> Aim
Retype, exactly as they stand, the lines from the start of the data to the line that contains "pf_u = [171.5, 171.5]", both ends included. Leave the pictures out.

> Stored data
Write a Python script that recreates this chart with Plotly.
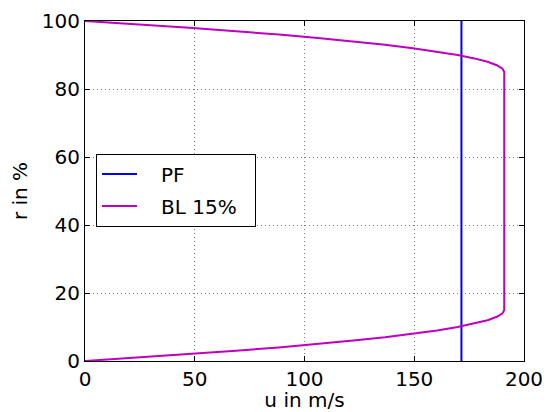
import plotly.graph_objects as go

# Plug flow (PF) velocity profile
pf_r = [0, 100]
pf_u = [171.5, 171.5]

# Boundary layer profile (BL 15%)
bl_r = [0, 1, 2, 3, 4, 5, 6, 7, 8, 9, 10, 11, 12, 13, 14, 15,
        85, 86, 87, 88, 89, 90, 91, 92, 93, 94, 95, 96, 97, 98, 99, 100]
bl_u = [0, 24.6, 47.5, 68.8, 88.3, 106.1, 122.2, 136.7, 149.4, 160.4, 169.8,
        177.4, 183.4, 187.6, 190.2, 191.0,
        191.0, 190.2, 187.6, 183.4, 177.4, 169.8, 160.4, 149.4, 136.7, 122.2,
        106.1, 88.3, 68.8, 47.5, 24.6, 0]

x_ticks = [0, 50, 100, 150, 200]
y_ticks = [0, 20, 40, 60, 80, 100]

font = dict(family="DejaVu Sans", size=20, color="black")
pad = "&nbsp;" * 3

fig = go.Figure()
fig.add_trace(go.Scatter(x=pf_u, y=pf_r, mode="lines", name=pad + "PF",
                         legendgroup="a",
                         line=dict(color="#0000ff", width=2)))
fig.add_trace(go.Scatter(x=bl_u, y=bl_r, mode="lines",
                         name=pad + "BL 15%&nbsp;&nbsp;",
                         legendgroup="b",
                         line=dict(color="#bf00bf", width=2)))

axis_common = dict(
    showline=True, linecolor="black", linewidth=1, mirror="ticks",
    ticks="inside", ticklen=5, tickcolor="black",
    showgrid=True, gridcolor="rgba(0,0,0,0.5)", griddash="1px,3px", gridwidth=1,
    zeroline=False, tickfont=font, automargin=False,
)

fig.update_xaxes(range=[0, 200], tickvals=x_ticks,
                 title=dict(text="u in m/s", font=font, standoff=6),
                 ticklabelstandoff=0,
                 **axis_common)
fig.update_yaxes(range=[0, 100], tickvals=y_ticks,
                 title=dict(text="r in %", font=font, standoff=10),
                 **axis_common)

# page body adds an 8px offset, so the figure is sized to fit the window
fig.update_layout(
    width=544, height=404,
    margin=dict(l=77, r=28, t=13, b=51),
    paper_bgcolor="white", plot_bgcolor="white",
    font=font,
    showlegend=True,
    legend=dict(x=0.025, y=0.61, xanchor="left", yanchor="top",
                bgcolor="white", bordercolor="black", borderwidth=1,
                font=font, tracegroupgap=3, itemwidth=35),
)

fig.write_html("out.html")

> Exercise response
Write a Python script that recreates this chart with Plotly.
import plotly.graph_objects as go

# Plug flow (PF) velocity profile
pf_r = [0, 100]
pf_u = [171.5, 171.5]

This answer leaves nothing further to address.